UNITED STATES DISTRICT COURT DISTRICT OF NEW MEXICO
Mar 19, 2013
No. 12-CV-698-BRB/RHS (D.N.M. Mar. 19, 2013)

Opinion

No. 12-CV-698-BRB/RHS

03-19-2013

JOHN C DE BACA, Plaintiff, v. MICHAEL R. MEISINGER, MIZEL A. GARCIA, GREGORY O. GALLEGOS, PATRICK D. BROWN, LORENZO L. MORA, and ERIC KUEBLER, in their individual capacities, Defendants.


ORDER DENYING DEFENDANTS GALLEGOS, BROWN, MORA

AND KUEBLER'S MOTION FOR SUMMARY JUDGMENT

BASED ON QUALIFIED IMMUNITY

BALDOCK, Circuit Judge.

Honorable Bobby R. Baldock, United States Circuit Judge for the Tenth Circuit Court of Appeals, sitting by designation pursuant to 28 U.S.C. § 291(b).

Defendants Gregory Gallegos, Patrick Brown, Lorenzo Mora, and Eric Kuebler are deputies of the Bernalillo County Sheriff's Department (BCSD).
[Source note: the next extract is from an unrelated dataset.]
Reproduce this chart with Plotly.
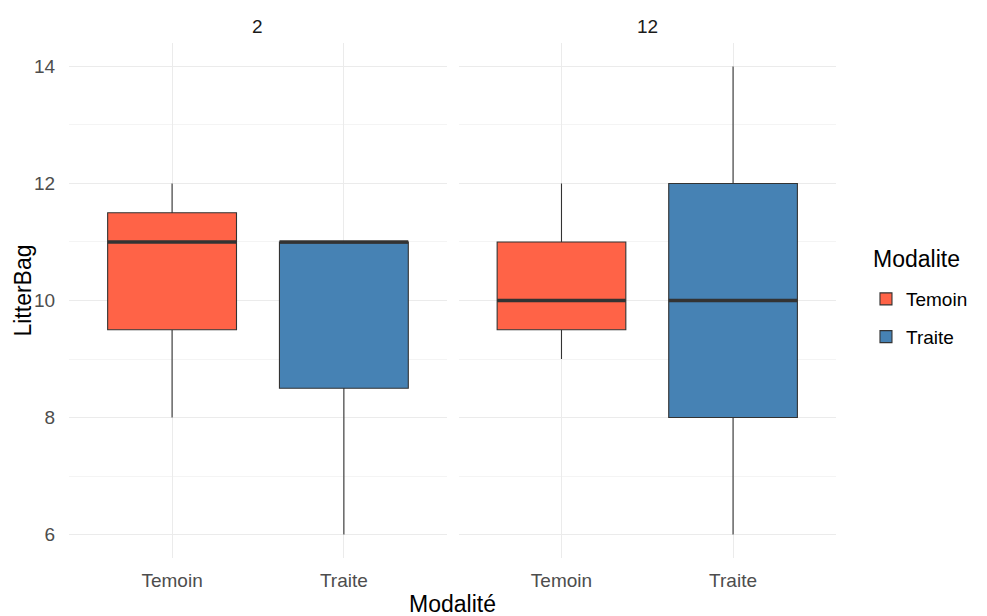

Plaintiff John C De Baca filed this § 1983 action (together with pendent state law claims) alleging, among other things, that BCSD Defendants subjected him to an unreasonable seizure in violation of the Fourth Amendment. According to Plaintiff's complaint, BCSD Defendants "seized . . . [him] in his residence without a warrant, probable cause, exigent circumstances, or other legal justification." Currently before the Court is BCSD Defendants' motion for summary judgment on the basis of qualified immunity. "The doctrine of qualified immunity protects government officials from liability for civil damages insofar as their conduct does not violate clearly established . . . constitutional rights of which a reasonable officer would have known." Pearson v. Callahan, 555 U.S. 223, 231 (2009) (internal quotations omitted). In contrast to a standard motion for summary judgment, which places the burden on the moving party to point out the lack of any genuine issue of material fact for trial, a motion based on qualified immunity imposes the burden on the plaintiff to show "both that a constitutional violation occurred and that the constitutional right was clearly established at the time of the alleged violation." Green v. Post, 574 F.3d 1294, 1300 (10th Cir. 2009). Applying the appropriate legal standards, the Court concludes Plaintiff has carried his burden and thus denies BCSD Defendants qualified immunity in the context of their motion for summary judgment.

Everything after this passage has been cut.